Two final bidders, two winners.

Organisers of the Square Kilometre Array project have decided that Australia and South Africa will jointly host the $2 billion radio telescope.

The SKA Organisation said its members had "agreed on a dual site solution" for the project.

"The majority of the members were in favour of a dual-site implementation model for SKA," the organisers said in a statement.

The decision comes only a month after organisers indicated they were exploring new "implementation options" instead of eliminating either of the final two bidders.

At the time, the SKA Organisation did not respond to questions from iTnews as to whether it would consider sharing the radio telescope.

Australian and South African bid teams had been working on respective local arrays that were hoped to be precursors to winning the much-larger SKA.

The $100 million Australian SKA-Pathfinder (ASKAP) project comprised 36 antennas and was expected to be completed in 2013.

South Africa's MeerKAT array of 64 dishes was expected to be operational in 2016 (pdf).

The SKA Organisation said both ASKAP and MeerKAT precursor dishes would be "incorporated into Phase One of the SKA".

"The majority of SKA dishes in Phase One will be built in South Africa, combined with MeerKAT," the organisation said.

"Further SKA dishes will be added to the ASKAP array in Australia.

"All the dishes and the mid-frequency aperture arrays for Phase Two of the SKA will be built in Southern Africa while the low-frequency aperture array antennas for Phase One and Two will be built in Australia."

Statements issued by the CSIRO and Australian Science and Research Minister, Senator Chris Evans, indicated that Australia would begin constructing 60 dishes for Phase One in 2016.

According to the CSIRO, Australia would build "60 mid-frequency SKA dishes equipped with phased array feeds as well as an array of low-frequency antennas".

The dishes were to work in conjuction with ASKAP, and "networked together" with antennas in Africa.
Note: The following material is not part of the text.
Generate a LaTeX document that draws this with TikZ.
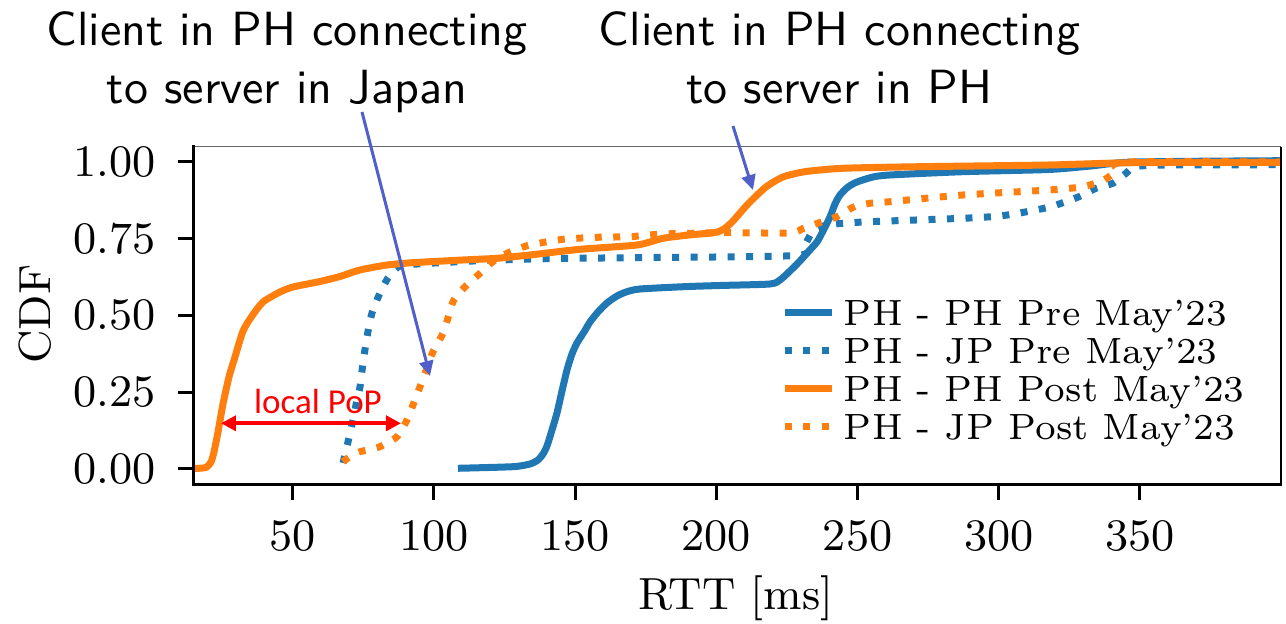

Preliminary science operations were expected to take place by 2020.

Evans noted that "any aspect of Phase Two [was] dependent on satisfactory performance in the first phase".

The dual-win scenario was welcomed by Australia, after an expert panel recommended rival bidder South Africa be awarded the SKA project outright, according to reports earlier this year.

The Australian bid also involved New Zealand.

Evans called it an "outstanding result ... after many years of preparation and an intensive international process".

“Sharing the project means researchers will get the best possible results by capitalising on the respective infrastructure and strengths of both sites," he said.

“Australia and New Zealand are looking forward to playing a leading role in delivering the SKA telescope and working with the international community to bring this exciting project to fruition – a project that will redefine radioastronomy and transform science as we know it.”